TASK OBJECTIVE :: Leave out the images and repeat the listing below without a single change.

SOURCE MATERIAL ::

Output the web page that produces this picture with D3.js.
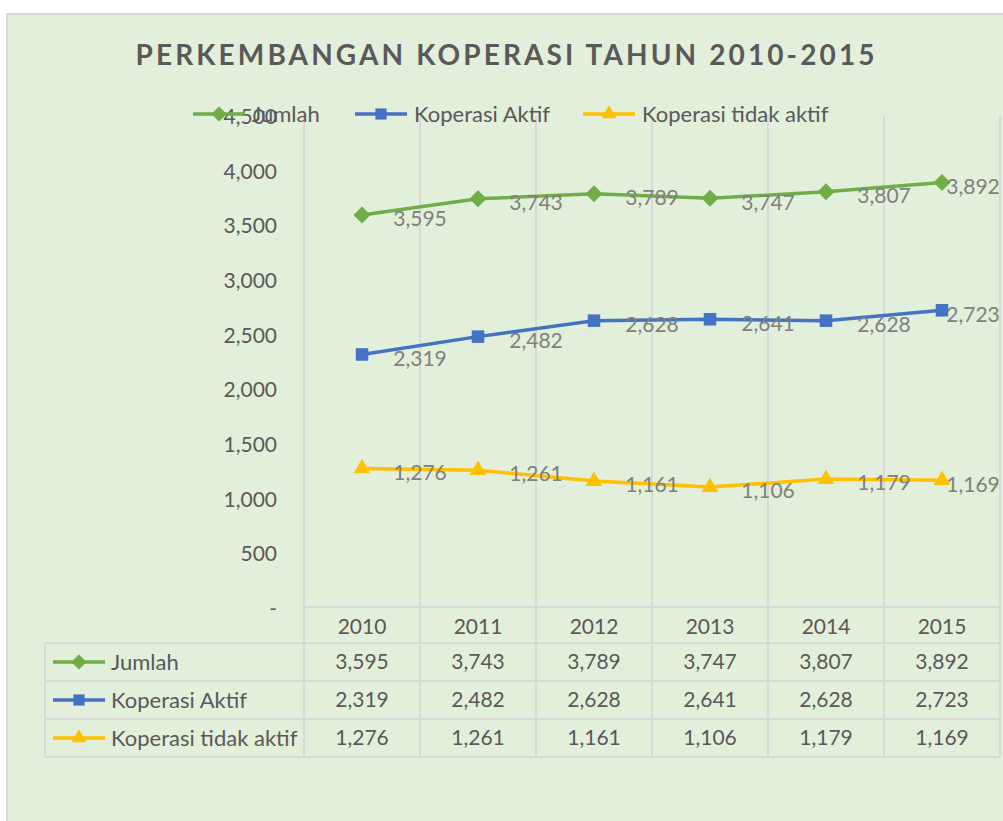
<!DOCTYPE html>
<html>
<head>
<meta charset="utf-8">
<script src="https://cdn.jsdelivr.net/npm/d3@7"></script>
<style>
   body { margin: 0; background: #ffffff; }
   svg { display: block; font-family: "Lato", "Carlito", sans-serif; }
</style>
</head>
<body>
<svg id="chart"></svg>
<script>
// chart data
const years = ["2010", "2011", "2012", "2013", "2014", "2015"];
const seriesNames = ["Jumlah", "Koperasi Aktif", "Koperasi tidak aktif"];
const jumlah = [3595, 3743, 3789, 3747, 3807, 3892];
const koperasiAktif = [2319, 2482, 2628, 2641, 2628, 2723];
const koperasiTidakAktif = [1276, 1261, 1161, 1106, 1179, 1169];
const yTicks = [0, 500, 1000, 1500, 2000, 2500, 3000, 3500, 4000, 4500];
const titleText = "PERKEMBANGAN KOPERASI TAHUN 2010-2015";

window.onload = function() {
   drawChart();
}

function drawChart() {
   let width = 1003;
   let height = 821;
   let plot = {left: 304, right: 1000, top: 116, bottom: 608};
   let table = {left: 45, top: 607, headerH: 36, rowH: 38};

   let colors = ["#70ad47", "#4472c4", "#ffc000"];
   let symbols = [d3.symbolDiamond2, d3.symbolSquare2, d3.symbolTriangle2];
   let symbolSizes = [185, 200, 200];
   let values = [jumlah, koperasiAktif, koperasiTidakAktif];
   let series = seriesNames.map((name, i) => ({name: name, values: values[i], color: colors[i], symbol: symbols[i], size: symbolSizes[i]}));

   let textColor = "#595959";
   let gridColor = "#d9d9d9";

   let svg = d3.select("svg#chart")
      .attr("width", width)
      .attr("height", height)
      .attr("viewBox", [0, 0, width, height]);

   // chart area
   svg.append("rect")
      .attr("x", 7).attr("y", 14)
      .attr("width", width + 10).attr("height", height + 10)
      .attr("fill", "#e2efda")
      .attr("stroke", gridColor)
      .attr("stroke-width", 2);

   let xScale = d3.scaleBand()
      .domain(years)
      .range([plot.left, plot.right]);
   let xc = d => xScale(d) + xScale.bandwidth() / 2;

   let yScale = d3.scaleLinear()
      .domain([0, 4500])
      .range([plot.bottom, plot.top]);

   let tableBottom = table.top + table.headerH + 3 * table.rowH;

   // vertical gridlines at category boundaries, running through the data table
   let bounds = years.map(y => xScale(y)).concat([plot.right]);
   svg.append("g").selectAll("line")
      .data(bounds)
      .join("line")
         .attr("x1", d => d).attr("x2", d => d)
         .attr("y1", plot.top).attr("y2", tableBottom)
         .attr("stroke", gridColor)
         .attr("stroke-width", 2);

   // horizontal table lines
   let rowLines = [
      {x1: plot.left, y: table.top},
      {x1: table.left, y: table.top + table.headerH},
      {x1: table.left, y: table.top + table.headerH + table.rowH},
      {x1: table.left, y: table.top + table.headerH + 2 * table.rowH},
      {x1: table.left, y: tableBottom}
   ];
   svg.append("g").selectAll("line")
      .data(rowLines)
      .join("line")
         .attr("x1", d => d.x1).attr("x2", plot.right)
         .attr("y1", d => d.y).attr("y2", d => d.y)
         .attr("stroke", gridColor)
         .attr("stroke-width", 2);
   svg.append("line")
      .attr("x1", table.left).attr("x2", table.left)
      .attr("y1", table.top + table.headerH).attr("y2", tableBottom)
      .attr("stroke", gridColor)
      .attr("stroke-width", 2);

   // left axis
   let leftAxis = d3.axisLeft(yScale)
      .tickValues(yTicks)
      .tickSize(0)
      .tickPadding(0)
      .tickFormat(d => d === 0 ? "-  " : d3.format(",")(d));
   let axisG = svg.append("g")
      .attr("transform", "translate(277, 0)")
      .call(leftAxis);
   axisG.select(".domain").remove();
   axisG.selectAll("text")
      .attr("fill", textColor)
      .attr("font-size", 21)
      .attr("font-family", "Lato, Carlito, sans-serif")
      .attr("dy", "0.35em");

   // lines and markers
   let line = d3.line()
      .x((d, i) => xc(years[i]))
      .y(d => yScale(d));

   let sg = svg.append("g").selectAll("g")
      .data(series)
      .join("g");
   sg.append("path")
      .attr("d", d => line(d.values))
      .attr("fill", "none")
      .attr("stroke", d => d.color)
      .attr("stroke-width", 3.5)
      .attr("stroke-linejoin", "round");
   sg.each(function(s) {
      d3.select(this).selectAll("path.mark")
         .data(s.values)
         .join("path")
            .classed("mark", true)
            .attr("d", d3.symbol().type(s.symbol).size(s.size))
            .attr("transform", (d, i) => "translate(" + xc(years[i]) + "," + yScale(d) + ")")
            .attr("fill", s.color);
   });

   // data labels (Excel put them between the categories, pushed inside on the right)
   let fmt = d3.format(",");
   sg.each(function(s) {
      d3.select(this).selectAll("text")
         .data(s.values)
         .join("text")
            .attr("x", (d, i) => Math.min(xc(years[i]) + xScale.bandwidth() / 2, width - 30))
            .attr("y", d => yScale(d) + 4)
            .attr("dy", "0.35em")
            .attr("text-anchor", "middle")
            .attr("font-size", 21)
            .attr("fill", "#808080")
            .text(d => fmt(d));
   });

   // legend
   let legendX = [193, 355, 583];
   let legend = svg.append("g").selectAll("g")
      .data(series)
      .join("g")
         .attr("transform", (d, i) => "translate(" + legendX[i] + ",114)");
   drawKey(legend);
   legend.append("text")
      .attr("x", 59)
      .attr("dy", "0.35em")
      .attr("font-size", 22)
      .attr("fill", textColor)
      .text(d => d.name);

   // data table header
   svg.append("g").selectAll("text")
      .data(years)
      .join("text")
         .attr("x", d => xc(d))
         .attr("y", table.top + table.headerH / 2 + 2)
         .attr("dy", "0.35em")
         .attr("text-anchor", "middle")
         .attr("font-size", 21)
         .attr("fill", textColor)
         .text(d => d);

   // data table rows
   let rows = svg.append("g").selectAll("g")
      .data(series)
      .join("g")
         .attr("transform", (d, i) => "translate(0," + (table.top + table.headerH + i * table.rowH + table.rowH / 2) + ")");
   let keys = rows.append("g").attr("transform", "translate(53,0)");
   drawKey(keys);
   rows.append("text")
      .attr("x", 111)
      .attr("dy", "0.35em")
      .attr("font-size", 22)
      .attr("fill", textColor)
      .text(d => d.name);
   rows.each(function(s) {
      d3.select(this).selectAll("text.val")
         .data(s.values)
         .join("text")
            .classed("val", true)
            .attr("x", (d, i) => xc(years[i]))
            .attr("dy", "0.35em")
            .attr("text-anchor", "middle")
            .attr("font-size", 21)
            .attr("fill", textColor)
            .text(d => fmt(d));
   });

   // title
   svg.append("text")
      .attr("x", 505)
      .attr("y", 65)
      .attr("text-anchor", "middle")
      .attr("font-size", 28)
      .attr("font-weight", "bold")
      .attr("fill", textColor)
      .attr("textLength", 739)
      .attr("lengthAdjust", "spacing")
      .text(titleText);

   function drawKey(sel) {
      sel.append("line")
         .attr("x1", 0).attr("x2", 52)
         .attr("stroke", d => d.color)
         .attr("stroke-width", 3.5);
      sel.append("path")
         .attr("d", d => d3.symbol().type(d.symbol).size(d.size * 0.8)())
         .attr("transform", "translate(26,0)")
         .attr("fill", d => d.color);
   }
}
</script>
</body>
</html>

PROBLEM SOLUTION ::
Output the web page that produces this picture with D3.js.
<!DOCTYPE html>
<html>
<head>
<meta charset="utf-8">
<script src="https://cdn.jsdelivr.net/npm/d3@7"></script>
<style>
   body { margin: 0; background: #ffffff; }
   svg { display: block; font-family: "Lato", "Carlito", sans-serif; }
</style>
</head>
<body>
<svg id="chart"></svg>
<script>
// chart data
const years = ["2010", "2011", "2012", "2013", "2014", "2015"];
const seriesNames = ["Jumlah", "Koperasi Aktif", "Koperasi tidak aktif"];
const jumlah = [3595, 3743, 3789, 3747, 3807, 3892];
const koperasiAktif = [2319, 2482, 2628, 2641, 2628, 2723];
const koperasiTidakAktif = [1276, 1261, 1161, 1106, 1179, 1169];
const yTicks = [0, 500, 1000, 1500, 2000, 2500, 3000, 3500, 4000, 4500];
const titleText = "PERKEMBANGAN KOPERASI TAHUN 2010-2015";

window.onload = function() {
   drawChart();
}

function drawChart() {
   let width = 1003;
   let height = 821;
   let plot = {left: 304, right: 1000, top: 116, bottom: 608};
   let table = {left: 45, top: 607, headerH: 36, rowH: 38};

   let colors = ["#70ad47", "#4472c4", "#ffc000"];
   let symbols = [d3.symbolDiamond2, d3.symbolSquare2, d3.symbolTriangle2];
   let symbolSizes = [185, 200, 200];
   let values = [jumlah, koperasiAktif, koperasiTidakAktif];
   let series = seriesNames.map((name, i) => ({name: name, values: values[i], color: colors[i], symbol: symbols[i], size: symbolSizes[i]}));

   let textColor = "#595959";
   let gridColor = "#d9d9d9";

   let svg = d3.select("svg#chart")
      .attr("width", width)
      .attr("height", height)
      .attr("viewBox", [0, 0, width, height]);

   // chart area
   svg.append("rect")
      .attr("x", 7).attr("y", 14)
      .attr("width", width + 10).attr("height", height + 10)
      .attr("fill", "#e2efda")
      .attr("stroke", gridColor)
      .attr("stroke-width", 2);

   let xScale = d3.scaleBand()
      .domain(years)
      .range([plot.left, plot.right]);
   let xc = d => xScale(d) + xScale.bandwidth() / 2;

   let yScale = d3.scaleLinear()
      .domain([0, 4500])
      .range([plot.bottom, plot.top]);

   let tableBottom = table.top + table.headerH + 3 * table.rowH;

   // vertical gridlines at category boundaries, running through the data table
   let bounds = years.map(y => xScale(y)).concat([plot.right]);
   svg.append("g").selectAll("line")
      .data(bounds)
      .join("line")
         .attr("x1", d => d).attr("x2", d => d)
         .attr("y1", plot.top).attr("y2", tableBottom)
         .attr("stroke", gridColor)
         .attr("stroke-width", 2);

   // horizontal table lines
   let rowLines = [
      {x1: plot.left, y: table.top},
      {x1: table.left, y: table.top + table.headerH},
      {x1: table.left, y: table.top + table.headerH + table.rowH},
      {x1: table.left, y: table.top + table.headerH + 2 * table.rowH},
      {x1: table.left, y: tableBottom}
   ];
   svg.append("g").selectAll("line")
      .data(rowLines)
      .join("line")
         .attr("x1", d => d.x1).attr("x2", plot.right)
         .attr("y1", d => d.y).attr("y2", d => d.y)
         .attr("stroke", gridColor)
         .attr("stroke-width", 2);
   svg.append("line")
      .attr("x1", table.left).attr("x2", table.left)
      .attr("y1", table.top + table.headerH).attr("y2", tableBottom)
      .attr("stroke", gridColor)
      .attr("stroke-width", 2);

   // left axis
   let leftAxis = d3.axisLeft(yScale)
      .tickValues(yTicks)
      .tickSize(0)
      .tickPadding(0)
      .tickFormat(d => d === 0 ? "-  " : d3.format(",")(d));
   let axisG = svg.append("g")
      .attr("transform", "translate(277, 0)")
      .call(leftAxis);
   axisG.select(".domain").remove();
   axisG.selectAll("text")
      .attr("fill", textColor)
      .attr("font-size", 21)
      .attr("font-family", "Lato, Carlito, sans-serif")
      .attr("dy", "0.35em");

   // lines and markers
   let line = d3.line()
      .x((d, i) => xc(years[i]))
      .y(d => yScale(d));

   let sg = svg.append("g").selectAll("g")
      .data(series)
      .join("g");
   sg.append("path")
      .attr("d", d => line(d.values))
      .attr("fill", "none")
      .attr("stroke", d => d.color)
      .attr("stroke-width", 3.5)
      .attr("stroke-linejoin", "round");
   sg.each(function(s) {
      d3.select(this).selectAll("path.mark")
         .data(s.values)
         .join("path")
            .classed("mark", true)
            .attr("d", d3.symbol().type(s.symbol).size(s.size))
            .attr("transform", (d, i) => "translate(" + xc(years[i]) + "," + yScale(d) + ")")
            .attr("fill", s.color);
   });

   // data labels (Excel put them between the categories, pushed inside on the right)
   let fmt = d3.format(",");
   sg.each(function(s) {
      d3.select(this).selectAll("text")
         .data(s.values)
         .join("text")
            .attr("x", (d, i) => Math.min(xc(years[i]) + xScale.bandwidth() / 2, width - 30))
            .attr("y", d => yScale(d) + 4)
            .attr("dy", "0.35em")
            .attr("text-anchor", "middle")
            .attr("font-size", 21)
            .attr("fill", "#808080")
            .text(d => fmt(d));
   });

   // legend
   let legendX = [193, 355, 583];
   let legend = svg.append("g").selectAll("g")
      .data(series)
      .join("g")
         .attr("transform", (d, i) => "translate(" + legendX[i] + ",114)");
   drawKey(legend);
   legend.append("text")
      .attr("x", 59)
      .attr("dy", "0.35em")
      .attr("font-size", 22)
      .attr("fill", textColor)
      .text(d => d.name);

   // data table header
   svg.append("g").selectAll("text")
      .data(years)
      .join("text")
         .attr("x", d => xc(d))
         .attr("y", table.top + table.headerH / 2 + 2)
         .attr("dy", "0.35em")
         .attr("text-anchor", "middle")
         .attr("font-size", 21)
         .attr("fill", textColor)
         .text(d => d);

   // data table rows
   let rows = svg.append("g").selectAll("g")
      .data(series)
      .join("g")
         .attr("transform", (d, i) => "translate(0," + (table.top + table.headerH + i * table.rowH + table.rowH / 2) + ")");
   let keys = rows.append("g").attr("transform", "translate(53,0)");
   drawKey(keys);
   rows.append("text")
      .attr("x", 111)
      .attr("dy", "0.35em")
      .attr("font-size", 22)
      .attr("fill", textColor)
      .text(d => d.name);
   rows.each(function(s) {
      d3.select(this).selectAll("text.val")
         .data(s.values)
         .join("text")
            .classed("val", true)
            .attr("x", (d, i) => xc(years[i]))
            .attr("dy", "0.35em")
            .attr("text-anchor", "middle")
            .attr("font-size", 21)
            .attr("fill", textColor)
            .text(d => fmt(d));
   });

   // title
   svg.append("text")
      .attr("x", 505)
      .attr("y", 65)
      .attr("text-anchor", "middle")
      .attr("font-size", 28)
      .attr("font-weight", "bold")
      .attr("fill", textColor)
      .attr("textLength", 739)
      .attr("lengthAdjust", "spacing")
      .text(titleText);

   function drawKey(sel) {
      sel.append("line")
         .attr("x1", 0).attr("x2", 52)
         .attr("stroke", d => d.color)
         .attr("stroke-width", 3.5);
      sel.append("path")
         .attr("d", d => d3.symbol().type(d.symbol).size(d.size * 0.8)())
         .attr("transform", "translate(26,0)")
         .attr("fill", d => d.color);
   }
}
</script>
</body>
</html>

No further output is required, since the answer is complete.